* [Given instruction]: Scan the material and copy every line in which "matplotlib" appears.

## BEGIN Material

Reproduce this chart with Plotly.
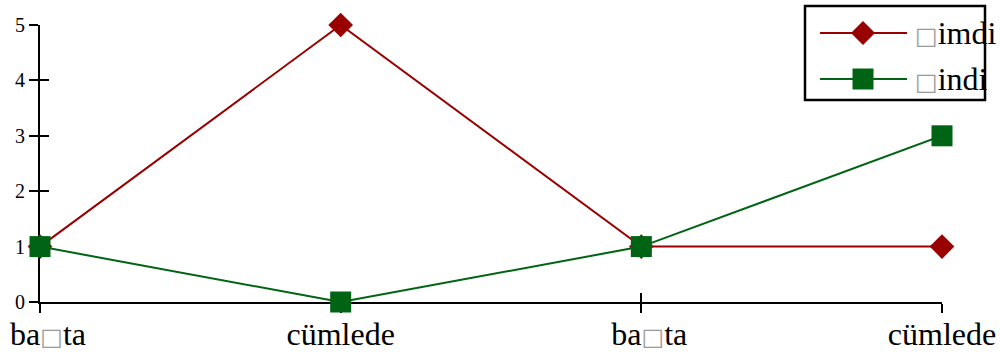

## END Material
## BEGIN Material

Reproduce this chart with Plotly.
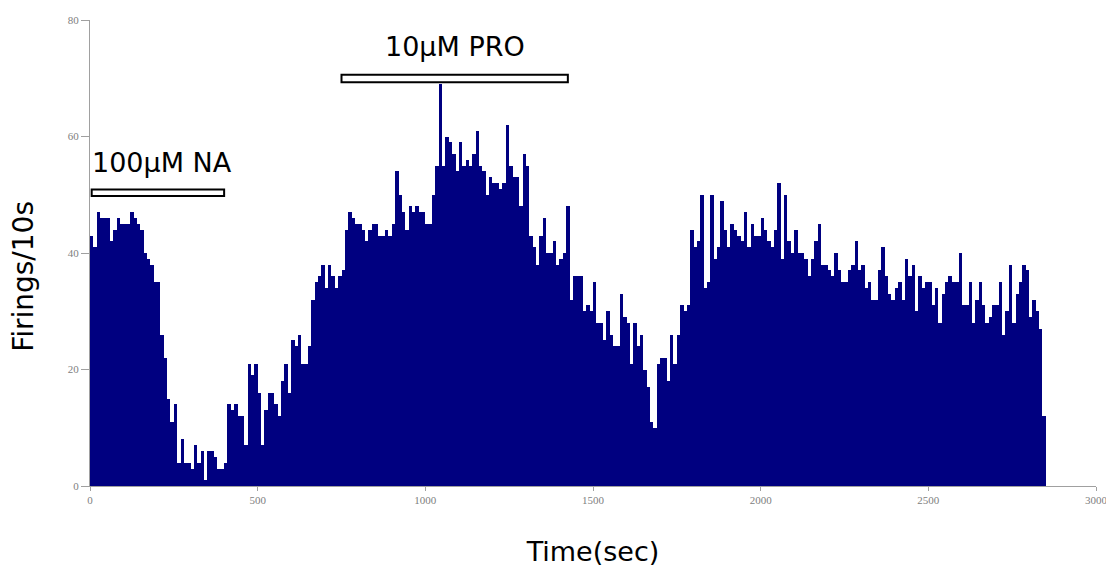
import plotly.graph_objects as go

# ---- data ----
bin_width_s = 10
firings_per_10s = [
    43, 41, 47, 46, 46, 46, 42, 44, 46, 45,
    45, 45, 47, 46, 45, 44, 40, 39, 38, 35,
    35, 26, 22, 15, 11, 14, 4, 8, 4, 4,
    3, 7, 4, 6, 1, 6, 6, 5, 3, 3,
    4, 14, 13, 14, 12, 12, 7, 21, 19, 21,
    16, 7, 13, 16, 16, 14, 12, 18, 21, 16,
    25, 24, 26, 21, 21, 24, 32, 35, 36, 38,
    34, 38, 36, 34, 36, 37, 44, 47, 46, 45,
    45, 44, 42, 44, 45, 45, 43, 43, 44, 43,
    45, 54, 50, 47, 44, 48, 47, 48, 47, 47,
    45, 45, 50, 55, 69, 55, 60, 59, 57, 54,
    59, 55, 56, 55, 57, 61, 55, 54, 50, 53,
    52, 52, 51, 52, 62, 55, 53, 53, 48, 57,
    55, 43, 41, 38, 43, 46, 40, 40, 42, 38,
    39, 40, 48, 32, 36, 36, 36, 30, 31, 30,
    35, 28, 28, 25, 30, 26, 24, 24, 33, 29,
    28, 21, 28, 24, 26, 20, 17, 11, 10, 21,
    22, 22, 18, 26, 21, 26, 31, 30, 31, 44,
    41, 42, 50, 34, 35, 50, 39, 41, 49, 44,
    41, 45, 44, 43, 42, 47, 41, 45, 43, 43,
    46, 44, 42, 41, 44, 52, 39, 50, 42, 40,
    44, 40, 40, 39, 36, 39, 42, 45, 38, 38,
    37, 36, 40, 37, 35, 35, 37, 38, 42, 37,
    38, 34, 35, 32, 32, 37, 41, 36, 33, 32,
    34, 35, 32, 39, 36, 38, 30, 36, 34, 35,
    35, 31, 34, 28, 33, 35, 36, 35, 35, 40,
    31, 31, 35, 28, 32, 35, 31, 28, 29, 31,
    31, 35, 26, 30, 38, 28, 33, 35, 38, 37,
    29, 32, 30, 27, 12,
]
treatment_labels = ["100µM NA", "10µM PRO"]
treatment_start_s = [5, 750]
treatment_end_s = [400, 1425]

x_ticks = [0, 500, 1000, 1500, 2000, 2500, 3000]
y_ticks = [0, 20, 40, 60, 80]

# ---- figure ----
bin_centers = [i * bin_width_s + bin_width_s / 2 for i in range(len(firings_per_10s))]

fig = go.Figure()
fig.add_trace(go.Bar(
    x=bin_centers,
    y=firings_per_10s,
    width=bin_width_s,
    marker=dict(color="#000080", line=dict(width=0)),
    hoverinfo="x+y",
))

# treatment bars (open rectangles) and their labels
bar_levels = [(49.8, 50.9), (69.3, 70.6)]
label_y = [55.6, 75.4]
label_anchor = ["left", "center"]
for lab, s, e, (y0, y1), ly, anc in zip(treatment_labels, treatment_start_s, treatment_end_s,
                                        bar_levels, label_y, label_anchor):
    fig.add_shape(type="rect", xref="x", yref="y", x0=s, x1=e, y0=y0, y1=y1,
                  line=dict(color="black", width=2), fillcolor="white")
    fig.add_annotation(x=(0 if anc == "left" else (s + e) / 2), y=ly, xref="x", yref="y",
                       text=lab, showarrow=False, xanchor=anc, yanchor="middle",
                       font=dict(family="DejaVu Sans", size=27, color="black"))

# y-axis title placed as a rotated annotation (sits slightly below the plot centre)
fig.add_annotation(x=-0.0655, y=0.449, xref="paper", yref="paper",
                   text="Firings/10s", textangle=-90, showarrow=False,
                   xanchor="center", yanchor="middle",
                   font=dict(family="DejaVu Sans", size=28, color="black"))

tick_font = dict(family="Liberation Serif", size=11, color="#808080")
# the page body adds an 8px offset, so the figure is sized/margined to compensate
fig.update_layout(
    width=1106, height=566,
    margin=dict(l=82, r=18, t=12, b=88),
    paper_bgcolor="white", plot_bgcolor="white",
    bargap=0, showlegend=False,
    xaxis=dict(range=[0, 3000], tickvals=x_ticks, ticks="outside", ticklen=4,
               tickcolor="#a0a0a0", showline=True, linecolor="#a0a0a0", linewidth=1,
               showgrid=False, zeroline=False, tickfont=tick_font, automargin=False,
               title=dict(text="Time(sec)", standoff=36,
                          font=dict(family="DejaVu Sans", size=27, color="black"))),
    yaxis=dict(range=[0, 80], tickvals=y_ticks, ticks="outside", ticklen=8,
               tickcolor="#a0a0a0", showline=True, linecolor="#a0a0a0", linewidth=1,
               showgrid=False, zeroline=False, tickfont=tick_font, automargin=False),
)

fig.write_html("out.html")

## END Material
## BEGIN Material

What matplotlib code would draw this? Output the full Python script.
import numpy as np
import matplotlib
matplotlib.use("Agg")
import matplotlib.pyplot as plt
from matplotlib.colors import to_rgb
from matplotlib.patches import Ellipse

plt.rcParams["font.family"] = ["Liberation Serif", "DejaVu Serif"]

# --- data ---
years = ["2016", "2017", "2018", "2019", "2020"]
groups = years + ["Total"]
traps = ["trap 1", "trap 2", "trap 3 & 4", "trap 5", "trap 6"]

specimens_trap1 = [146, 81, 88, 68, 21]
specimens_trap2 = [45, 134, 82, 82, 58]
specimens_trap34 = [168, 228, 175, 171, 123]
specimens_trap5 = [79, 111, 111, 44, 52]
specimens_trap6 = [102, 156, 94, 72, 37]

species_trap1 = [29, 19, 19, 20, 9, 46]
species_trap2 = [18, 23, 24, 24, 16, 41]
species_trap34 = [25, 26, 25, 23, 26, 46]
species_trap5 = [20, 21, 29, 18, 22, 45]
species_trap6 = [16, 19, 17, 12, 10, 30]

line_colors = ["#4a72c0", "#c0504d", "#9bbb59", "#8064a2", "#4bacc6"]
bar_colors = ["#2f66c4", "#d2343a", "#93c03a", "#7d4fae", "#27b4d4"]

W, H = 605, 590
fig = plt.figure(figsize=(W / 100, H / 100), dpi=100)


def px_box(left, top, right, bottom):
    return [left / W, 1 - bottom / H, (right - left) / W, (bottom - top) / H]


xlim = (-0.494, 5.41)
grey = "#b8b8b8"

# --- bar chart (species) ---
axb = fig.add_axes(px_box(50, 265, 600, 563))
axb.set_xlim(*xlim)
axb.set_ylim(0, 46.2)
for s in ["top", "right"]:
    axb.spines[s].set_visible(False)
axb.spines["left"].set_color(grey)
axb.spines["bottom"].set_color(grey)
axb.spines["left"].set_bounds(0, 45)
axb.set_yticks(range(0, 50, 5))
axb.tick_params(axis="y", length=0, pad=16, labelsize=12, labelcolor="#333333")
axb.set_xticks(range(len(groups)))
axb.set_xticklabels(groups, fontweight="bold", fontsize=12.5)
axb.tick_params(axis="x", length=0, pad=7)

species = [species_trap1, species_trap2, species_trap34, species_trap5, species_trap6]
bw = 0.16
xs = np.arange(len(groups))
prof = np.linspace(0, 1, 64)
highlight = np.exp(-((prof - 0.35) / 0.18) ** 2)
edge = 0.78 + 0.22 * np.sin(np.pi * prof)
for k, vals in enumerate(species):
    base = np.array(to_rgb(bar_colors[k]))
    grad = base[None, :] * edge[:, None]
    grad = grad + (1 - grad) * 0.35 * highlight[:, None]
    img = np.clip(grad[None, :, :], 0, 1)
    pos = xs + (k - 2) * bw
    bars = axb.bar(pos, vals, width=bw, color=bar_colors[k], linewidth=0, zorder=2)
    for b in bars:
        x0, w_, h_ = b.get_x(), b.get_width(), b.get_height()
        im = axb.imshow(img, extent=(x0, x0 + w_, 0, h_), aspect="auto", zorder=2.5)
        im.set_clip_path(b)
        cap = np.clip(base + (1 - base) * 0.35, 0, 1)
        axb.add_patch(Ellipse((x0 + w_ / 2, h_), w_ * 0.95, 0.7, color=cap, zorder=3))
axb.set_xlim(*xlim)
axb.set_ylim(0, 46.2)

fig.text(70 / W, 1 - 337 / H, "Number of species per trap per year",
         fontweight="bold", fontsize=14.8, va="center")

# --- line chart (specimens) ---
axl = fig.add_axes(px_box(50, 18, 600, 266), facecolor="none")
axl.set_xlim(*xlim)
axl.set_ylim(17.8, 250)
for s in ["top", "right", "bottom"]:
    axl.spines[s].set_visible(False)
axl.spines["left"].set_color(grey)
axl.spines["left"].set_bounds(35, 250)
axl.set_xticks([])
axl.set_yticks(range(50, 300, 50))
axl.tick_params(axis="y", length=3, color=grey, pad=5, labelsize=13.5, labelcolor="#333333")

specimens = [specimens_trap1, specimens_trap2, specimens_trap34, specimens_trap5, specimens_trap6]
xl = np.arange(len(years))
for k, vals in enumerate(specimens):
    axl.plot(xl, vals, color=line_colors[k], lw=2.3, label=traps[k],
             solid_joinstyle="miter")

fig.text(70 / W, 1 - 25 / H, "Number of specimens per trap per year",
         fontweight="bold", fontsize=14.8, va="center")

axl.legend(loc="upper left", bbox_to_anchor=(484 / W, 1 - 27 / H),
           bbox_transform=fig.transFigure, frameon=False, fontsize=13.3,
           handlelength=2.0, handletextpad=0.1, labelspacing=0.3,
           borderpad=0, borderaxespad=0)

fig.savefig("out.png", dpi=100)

## END Material

* [Final result]:
What matplotlib code would draw this? Output the full Python script.
import matplotlib
matplotlib.use("Agg")
import matplotlib.pyplot as plt
from matplotlib.colors import to_rgb
from matplotlib.patches import Ellipse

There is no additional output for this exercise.